It appears as if Syrian President Bashar al-Assad has his own US media strategy: He’s given a full-length interview to veteran broadcaster Charlie Rose that has already been taped in Damascus. Snippets were broadcast on CBS Monday morning, and the full thing will be shown on PBS in the evening.
Will sitting down and talking with a respected American journalist help Mr. Assad avoid a looming US attack in retaliation for his alleged use of chemical weapons on his own people?
That depends on how the US audience, and in particular members of Congress, respond to Assad’s words, of course. Some might see an English-speaking leader who sounds reasonable while making antiwar arguments. Others might bridle at what they see as Assad’s lies and threats.
On one hand, Assad makes a case against attacks that sounds as if it could have come from a US cable-news talking head. He cites polls showing widespread opposition against striking Syria among US voters and says Congress is elected to respect voter wishes.

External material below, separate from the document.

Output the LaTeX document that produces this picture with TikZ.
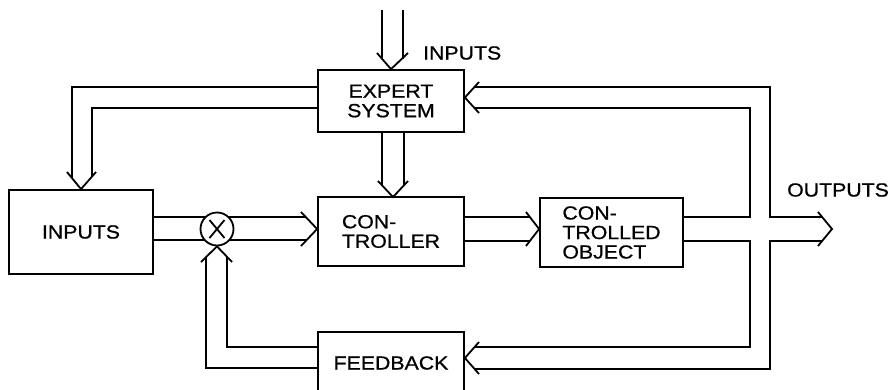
\documentclass[tikz,border=0pt]{standalone}
\usepackage{fontspec}
\setmainfont{Liberation Sans}[FakeStretch=1.12,FakeBold=0.8]
\begin{document}
\begin{tikzpicture}[x=1pt,y=-1pt,
  box/.style={draw, line width=1.8pt, inner sep=0pt, align=center,
    font=\fontsize{19}{19.5}\selectfont},
  lbl/.style={font=\fontsize{19}{19.5}\selectfont, inner sep=0pt},
  wire/.style={line width=1.8pt, line join=miter},
  chev/.style={line width=1.8pt, line join=miter}]
\useasboundingbox (0,0) rectangle (888,389);
\clip (0,0) rectangle (888,389);

% boxes
\node[box, minimum width=144pt, minimum height=84pt] (inp) at (81,232) {INPUTS};
\node[box, minimum width=146pt, minimum height=62pt] (exp) at (391,101) {EXPERT\\SYSTEM};
\node[box, minimum width=146pt, minimum height=69pt, align=left] (ctl) at (391,231.5) {CON-\\TROLLER};
\node[box, minimum width=143pt, minimum height=69pt, align=left] (obj) at (611.5,232.5) {CON-\\TROLLED\\OBJECT};
\node[box, minimum width=146pt, minimum height=62pt] (fb) at (391,363) {FEEDBACK};
\node[draw, circle, line width=1.8pt, minimum size=33pt, inner sep=0pt] (mix) at (217,229) {};
\draw[wire] ([shift={(-7.5,-9)}]mix.center) -- ([shift={(7.5,9)}]mix.center);
\draw[wire] ([shift={(7.5,-9)}]mix.center) -- ([shift={(-7.5,9)}]mix.center);

% labels
\node[lbl, anchor=west] (tin) at (423,53) {INPUTS};
\node[lbl, anchor=west] (tout) at (787,190) {OUTPUTS};

% top inputs into expert system
\coordinate (topA) at (382,10);
\coordinate (topB) at (403,10);
\draw[wire] (topA) -- (382,59);
\draw[wire] (topB) -- (403,59);
\draw[chev] (377,53) -- (exp.north) -- (408,53);

% expert system -> inputs box
\draw[wire] (exp.west |- 0,87) -- (72,87) -- (72,178);
\draw[wire] (exp.west |- 0,108) -- (92,108) -- (92,177);
\draw[chev] (67,172) -- (inp.north) -- (96,172);

% expert system -> controller
\draw[wire] (exp.south -| 382,0) -- (382,186);
\draw[wire] (exp.south -| 404,0) -- (404,186);
\draw[chev] (378,181) -- (393,197) -- (408,181);

% inputs -> mixer
\draw[wire] (inp.east |- 0,217) -- (206.4,217);
\draw[wire] (inp.east |- 0,240) -- (205.4,240);
% mixer -> controller
\draw[wire] (227.6,217) -- (306,217);
\draw[wire] (228.6,240) -- (307,240);
\draw[chev] (301,212) -- (ctl.west |- mix) -- (301,246);

% controller -> controlled object
\draw[wire] (ctl.east |- 0,217) -- (530,217);
\draw[wire] (ctl.east |- 0,241) -- (530,241);
\draw[chev] (526,212) -- (obj.west |- mix) -- (526,246);

% controlled object outputs
\draw[wire] (obj.east |- 0,217) -- (750,217) -- (750,108) -- (474,108);
\draw[wire] (obj.east |- 0,241) -- (750,241) -- (750,347) -- (474,347);
\draw[chev] (479,82) -- (exp.east |- 0,97.5) -- (479,113);
\draw[chev] (479,342) -- (fb.east |- 0,358) -- (479,374);

% outer loop and outputs
\coordinate (oarrow) at (832,229);
\draw[wire] (474,87) -- (770,87) -- (770,217) -- (822,217);
\draw[wire] (474,369) -- (770,369) -- (770,241) -- (822,241);
\draw[chev] (818,212) -- (oarrow) -- (818,246);

% feedback -> mixer
\draw[wire] (fb.west |- 0,347) -- (227,347) -- (227,257);
\draw[wire] (fb.west |- 0,368) -- (206,368) -- (206,257);
\draw[chev] (201,262) -- (mix.south) -- (232,262);
\end{tikzpicture}
\end{document}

“What do wars give America?... Nothing. No political gain, no economic gain, no good reputation.... So this war is against the interests of the United States. Why?” Assad said, according to transcripts of interview highlights posted on the Facebook page of Norah O’Donnell of "CBS This Morning."
Assad says that any US attack will benefit only Al Qaeda. He has long claimed that the rebels he is fighting are all extremists and Islamists. He compared Secretary of State John Kerry’s assertions of Syrian chemical weapons use to the presentation of then-Secretary of State Colin Powell, prior to the Iraq war, which mistakenly charged that Saddam Hussein had stockpiled weapons of mass destruction.
Also, Assad continued to deny that his regime had authorized the use of chemical weapons. He said his forces had not been in the area where the alleged use occurred. In another area, he said, his own solders were “attacked chemically.”
“How can you talk about what happened if you don’t have evidences?” Assad told Mr. Rose, speaking in English.
“We are not a social-media administration,” he added, in what appeared to be a dig at the Obama administration’s strategy of using modern means to communicate with voters. “We are an administration that deals with reality.”
Actually, the Assad regime is something of a social-media administration. Among other things, it maintains an Instagram account on which it posts pictures of a smiling Assad going about daily business and his wife, Asma, doing good deeds.
The Rose interview seems part of this media approach to portray Assad to the West as a warm, secular leader, as opposed to an autocrat whose forces have killed thousands of Syrian civilians as they wage a ferocious civil war.
Assad does not bluster, as so many autocrats do, notes Max Fisher, Washington Post foreign affairs blogger. He is casual, takes tough questions without flinching, and turns the argument back to pressure points of US politics.
“Assad seems to betray a nuanced understanding of American politics and of the US debate over strikes – and where it’s weakest,” Mr. Fisher writes.
But Assad’s mask slips a bit at one point, when he says that if the US carries out an attack on his regime, in retaliation “you should expect everything.”
This response, he added, might not necessarily come from his own government. “If you strike somewhere, you have to expect repercussions somewhere else in different forms,” Assad said.
Threatening the US, even implicitly, does not usually play well with US voters.
Meanwhile, President Obama faces an uphill battle to get congressional approval for possible Syrian strikes. If the vote came today, he would probably lose. The Washington Post’s latest whip counts show 116 representatives against military action and 116 leaning “no.” A total of 217 votes will pass or kill the authorization.
Thus in a narrow sense, Assad’s interview might be a mistake. In politics, when your opponent is in trouble, it is often best to keep your mouth shut.